→ Supplied data:
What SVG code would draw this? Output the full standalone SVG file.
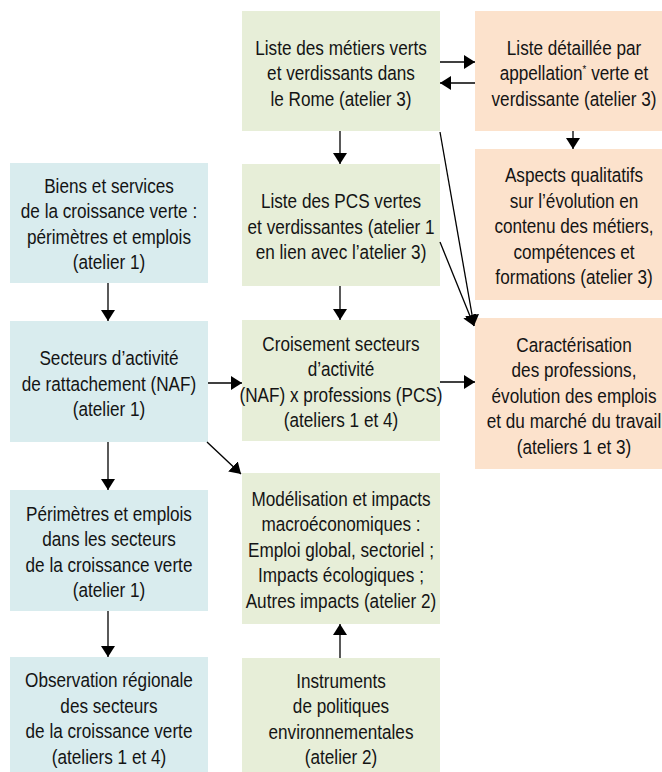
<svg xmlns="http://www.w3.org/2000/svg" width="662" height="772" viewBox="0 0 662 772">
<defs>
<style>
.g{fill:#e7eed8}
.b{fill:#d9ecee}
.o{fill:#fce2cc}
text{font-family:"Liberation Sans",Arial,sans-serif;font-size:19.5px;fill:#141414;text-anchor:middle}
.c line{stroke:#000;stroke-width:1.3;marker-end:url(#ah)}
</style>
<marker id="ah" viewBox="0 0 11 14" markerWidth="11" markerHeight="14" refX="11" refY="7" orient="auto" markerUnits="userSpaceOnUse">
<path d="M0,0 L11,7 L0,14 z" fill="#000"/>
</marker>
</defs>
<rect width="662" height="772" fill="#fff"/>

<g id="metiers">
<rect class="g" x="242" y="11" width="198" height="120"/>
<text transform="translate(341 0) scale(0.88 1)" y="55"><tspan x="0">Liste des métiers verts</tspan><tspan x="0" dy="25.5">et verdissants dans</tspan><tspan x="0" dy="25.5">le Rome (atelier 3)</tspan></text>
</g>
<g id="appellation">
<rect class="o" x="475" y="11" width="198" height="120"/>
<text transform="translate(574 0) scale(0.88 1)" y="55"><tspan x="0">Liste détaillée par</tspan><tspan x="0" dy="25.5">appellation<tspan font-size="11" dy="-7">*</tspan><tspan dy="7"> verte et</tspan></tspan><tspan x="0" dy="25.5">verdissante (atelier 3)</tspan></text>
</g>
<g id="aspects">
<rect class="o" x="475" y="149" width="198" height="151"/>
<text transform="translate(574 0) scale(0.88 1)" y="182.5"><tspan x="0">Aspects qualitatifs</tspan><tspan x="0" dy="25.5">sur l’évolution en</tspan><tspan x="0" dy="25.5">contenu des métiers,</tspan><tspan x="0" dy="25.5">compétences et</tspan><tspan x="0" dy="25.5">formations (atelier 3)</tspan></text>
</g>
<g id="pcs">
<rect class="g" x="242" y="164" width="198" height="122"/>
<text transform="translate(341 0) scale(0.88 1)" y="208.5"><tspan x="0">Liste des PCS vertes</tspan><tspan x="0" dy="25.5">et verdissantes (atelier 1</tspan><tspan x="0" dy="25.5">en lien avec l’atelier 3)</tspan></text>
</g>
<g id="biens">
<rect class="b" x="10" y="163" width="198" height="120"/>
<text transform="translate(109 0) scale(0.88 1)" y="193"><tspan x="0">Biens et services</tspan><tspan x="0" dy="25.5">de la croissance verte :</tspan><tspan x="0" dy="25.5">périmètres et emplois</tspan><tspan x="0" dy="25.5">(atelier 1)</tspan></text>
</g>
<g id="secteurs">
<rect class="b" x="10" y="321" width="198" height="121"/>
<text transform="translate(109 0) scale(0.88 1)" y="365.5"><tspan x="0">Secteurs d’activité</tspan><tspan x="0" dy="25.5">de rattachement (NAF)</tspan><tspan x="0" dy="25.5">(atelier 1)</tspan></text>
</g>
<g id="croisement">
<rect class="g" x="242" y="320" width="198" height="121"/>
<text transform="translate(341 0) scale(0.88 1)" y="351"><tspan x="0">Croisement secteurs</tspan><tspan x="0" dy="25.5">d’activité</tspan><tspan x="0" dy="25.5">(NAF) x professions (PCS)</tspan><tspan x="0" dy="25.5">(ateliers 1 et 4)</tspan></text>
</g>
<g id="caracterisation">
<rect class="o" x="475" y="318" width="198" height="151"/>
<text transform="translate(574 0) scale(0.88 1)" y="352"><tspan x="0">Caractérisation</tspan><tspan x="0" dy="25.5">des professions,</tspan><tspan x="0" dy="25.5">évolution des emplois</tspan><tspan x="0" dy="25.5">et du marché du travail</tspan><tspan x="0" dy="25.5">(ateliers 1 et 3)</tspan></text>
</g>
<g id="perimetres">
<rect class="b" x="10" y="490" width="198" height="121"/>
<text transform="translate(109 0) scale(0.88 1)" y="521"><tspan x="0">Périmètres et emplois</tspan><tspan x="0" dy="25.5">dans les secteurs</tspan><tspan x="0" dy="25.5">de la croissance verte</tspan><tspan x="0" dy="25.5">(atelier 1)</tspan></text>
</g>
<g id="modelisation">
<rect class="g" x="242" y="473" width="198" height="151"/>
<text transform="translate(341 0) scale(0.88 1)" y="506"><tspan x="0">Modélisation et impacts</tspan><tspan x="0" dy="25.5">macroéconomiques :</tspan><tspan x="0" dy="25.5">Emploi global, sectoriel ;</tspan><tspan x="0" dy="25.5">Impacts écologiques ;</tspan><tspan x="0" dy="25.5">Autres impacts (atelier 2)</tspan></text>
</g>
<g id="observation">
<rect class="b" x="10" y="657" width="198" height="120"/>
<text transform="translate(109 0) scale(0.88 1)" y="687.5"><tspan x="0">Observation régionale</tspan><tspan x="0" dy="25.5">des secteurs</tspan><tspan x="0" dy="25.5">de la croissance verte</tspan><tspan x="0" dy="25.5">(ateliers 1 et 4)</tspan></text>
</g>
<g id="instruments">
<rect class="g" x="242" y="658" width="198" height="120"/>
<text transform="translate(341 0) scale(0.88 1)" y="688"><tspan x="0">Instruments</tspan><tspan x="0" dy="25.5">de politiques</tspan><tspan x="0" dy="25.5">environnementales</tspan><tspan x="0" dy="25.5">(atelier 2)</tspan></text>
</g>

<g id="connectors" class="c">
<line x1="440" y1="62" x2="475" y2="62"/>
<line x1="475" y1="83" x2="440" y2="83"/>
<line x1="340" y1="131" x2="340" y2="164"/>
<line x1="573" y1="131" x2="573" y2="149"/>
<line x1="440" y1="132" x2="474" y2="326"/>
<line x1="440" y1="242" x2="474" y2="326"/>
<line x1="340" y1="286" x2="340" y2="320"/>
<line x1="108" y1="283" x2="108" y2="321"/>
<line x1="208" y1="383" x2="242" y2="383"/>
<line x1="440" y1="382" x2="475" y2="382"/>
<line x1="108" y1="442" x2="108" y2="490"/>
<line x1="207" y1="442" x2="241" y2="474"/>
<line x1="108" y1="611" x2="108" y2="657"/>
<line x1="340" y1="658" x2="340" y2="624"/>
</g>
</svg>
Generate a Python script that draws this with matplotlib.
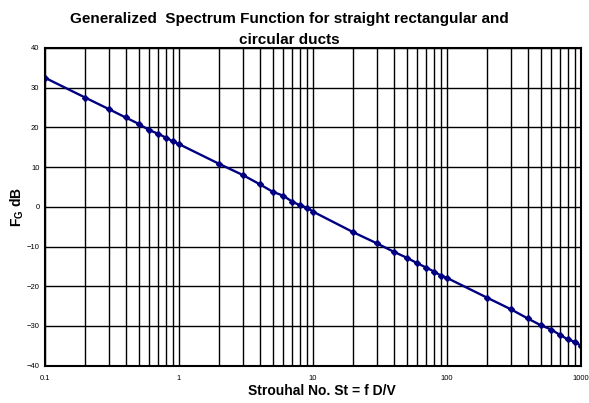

→ Goal:
Repeat each record exactly as shown above, dropping all images.

→ Exercise solution:
What SVG code would draw this? Output the full standalone SVG file.
<svg xmlns="http://www.w3.org/2000/svg" width="662" height="772" viewBox="0 0 662 772">
<defs>
<style>
.g{fill:#e7eed8}
.b{fill:#d9ecee}
.o{fill:#fce2cc}
text{font-family:"Liberation Sans",Arial,sans-serif;font-size:19.5px;fill:#141414;text-anchor:middle}
.c line{stroke:#000;stroke-width:1.3;marker-end:url(#ah)}
</style>
<marker id="ah" viewBox="0 0 11 14" markerWidth="11" markerHeight="14" refX="11" refY="7" orient="auto" markerUnits="userSpaceOnUse">
<path d="M0,0 L11,7 L0,14 z" fill="#000"/>
</marker>
</defs>
<rect width="662" height="772" fill="#fff"/>

<g id="metiers">
<rect class="g" x="242" y="11" width="198" height="120"/>
<text transform="translate(341 0) scale(0.88 1)" y="55"><tspan x="0">Liste des métiers verts</tspan><tspan x="0" dy="25.5">et verdissants dans</tspan><tspan x="0" dy="25.5">le Rome (atelier 3)</tspan></text>
</g>
<g id="appellation">
<rect class="o" x="475" y="11" width="198" height="120"/>
<text transform="translate(574 0) scale(0.88 1)" y="55"><tspan x="0">Liste détaillée par</tspan><tspan x="0" dy="25.5">appellation<tspan font-size="11" dy="-7">*</tspan><tspan dy="7"> verte et</tspan></tspan><tspan x="0" dy="25.5">verdissante (atelier 3)</tspan></text>
</g>
<g id="aspects">
<rect class="o" x="475" y="149" width="198" height="151"/>
<text transform="translate(574 0) scale(0.88 1)" y="182.5"><tspan x="0">Aspects qualitatifs</tspan><tspan x="0" dy="25.5">sur l’évolution en</tspan><tspan x="0" dy="25.5">contenu des métiers,</tspan><tspan x="0" dy="25.5">compétences et</tspan><tspan x="0" dy="25.5">formations (atelier 3)</tspan></text>
</g>
<g id="pcs">
<rect class="g" x="242" y="164" width="198" height="122"/>
<text transform="translate(341 0) scale(0.88 1)" y="208.5"><tspan x="0">Liste des PCS vertes</tspan><tspan x="0" dy="25.5">et verdissantes (atelier 1</tspan><tspan x="0" dy="25.5">en lien avec l’atelier 3)</tspan></text>
</g>
<g id="biens">
<rect class="b" x="10" y="163" width="198" height="120"/>
<text transform="translate(109 0) scale(0.88 1)" y="193"><tspan x="0">Biens et services</tspan><tspan x="0" dy="25.5">de la croissance verte :</tspan><tspan x="0" dy="25.5">périmètres et emplois</tspan><tspan x="0" dy="25.5">(atelier 1)</tspan></text>
</g>
<g id="secteurs">
<rect class="b" x="10" y="321" width="198" height="121"/>
<text transform="translate(109 0) scale(0.88 1)" y="365.5"><tspan x="0">Secteurs d’activité</tspan><tspan x="0" dy="25.5">de rattachement (NAF)</tspan><tspan x="0" dy="25.5">(atelier 1)</tspan></text>
</g>
<g id="croisement">
<rect class="g" x="242" y="320" width="198" height="121"/>
<text transform="translate(341 0) scale(0.88 1)" y="351"><tspan x="0">Croisement secteurs</tspan><tspan x="0" dy="25.5">d’activité</tspan><tspan x="0" dy="25.5">(NAF) x professions (PCS)</tspan><tspan x="0" dy="25.5">(ateliers 1 et 4)</tspan></text>
</g>
<g id="caracterisation">
<rect class="o" x="475" y="318" width="198" height="151"/>
<text transform="translate(574 0) scale(0.88 1)" y="352"><tspan x="0">Caractérisation</tspan><tspan x="0" dy="25.5">des professions,</tspan><tspan x="0" dy="25.5">évolution des emplois</tspan><tspan x="0" dy="25.5">et du marché du travail</tspan><tspan x="0" dy="25.5">(ateliers 1 et 3)</tspan></text>
</g>
<g id="perimetres">
<rect class="b" x="10" y="490" width="198" height="121"/>
<text transform="translate(109 0) scale(0.88 1)" y="521"><tspan x="0">Périmètres et emplois</tspan><tspan x="0" dy="25.5">dans les secteurs</tspan><tspan x="0" dy="25.5">de la croissance verte</tspan><tspan x="0" dy="25.5">(atelier 1)</tspan></text>
</g>
<g id="modelisation">
<rect class="g" x="242" y="473" width="198" height="151"/>
<text transform="translate(341 0) scale(0.88 1)" y="506"><tspan x="0">Modélisation et impacts</tspan><tspan x="0" dy="25.5">macroéconomiques :</tspan><tspan x="0" dy="25.5">Emploi global, sectoriel ;</tspan><tspan x="0" dy="25.5">Impacts écologiques ;</tspan><tspan x="0" dy="25.5">Autres impacts (atelier 2)</tspan></text>
</g>
<g id="observation">
<rect class="b" x="10" y="657" width="198" height="120"/>
<text transform="translate(109 0) scale(0.88 1)" y="687.5"><tspan x="0">Observation régionale</tspan><tspan x="0" dy="25.5">des secteurs</tspan><tspan x="0" dy="25.5">de la croissance verte</tspan><tspan x="0" dy="25.5">(ateliers 1 et 4)</tspan></text>
</g>
<g id="instruments">
<rect class="g" x="242" y="658" width="198" height="120"/>
<text transform="translate(341 0) scale(0.88 1)" y="688"><tspan x="0">Instruments</tspan><tspan x="0" dy="25.5">de politiques</tspan><tspan x="0" dy="25.5">environnementales</tspan><tspan x="0" dy="25.5">(atelier 2)</tspan></text>
</g>

<g id="connectors" class="c">
<line x1="440" y1="62" x2="475" y2="62"/>
<line x1="475" y1="83" x2="440" y2="83"/>
<line x1="340" y1="131" x2="340" y2="164"/>
<line x1="573" y1="131" x2="573" y2="149"/>
<line x1="440" y1="132" x2="474" y2="326"/>
<line x1="440" y1="242" x2="474" y2="326"/>
<line x1="340" y1="286" x2="340" y2="320"/>
<line x1="108" y1="283" x2="108" y2="321"/>
<line x1="208" y1="383" x2="242" y2="383"/>
<line x1="440" y1="382" x2="475" y2="382"/>
<line x1="108" y1="442" x2="108" y2="490"/>
<line x1="207" y1="442" x2="241" y2="474"/>
<line x1="108" y1="611" x2="108" y2="657"/>
<line x1="340" y1="658" x2="340" y2="624"/>
</g>
</svg>
Generate a Python script that draws this with matplotlib.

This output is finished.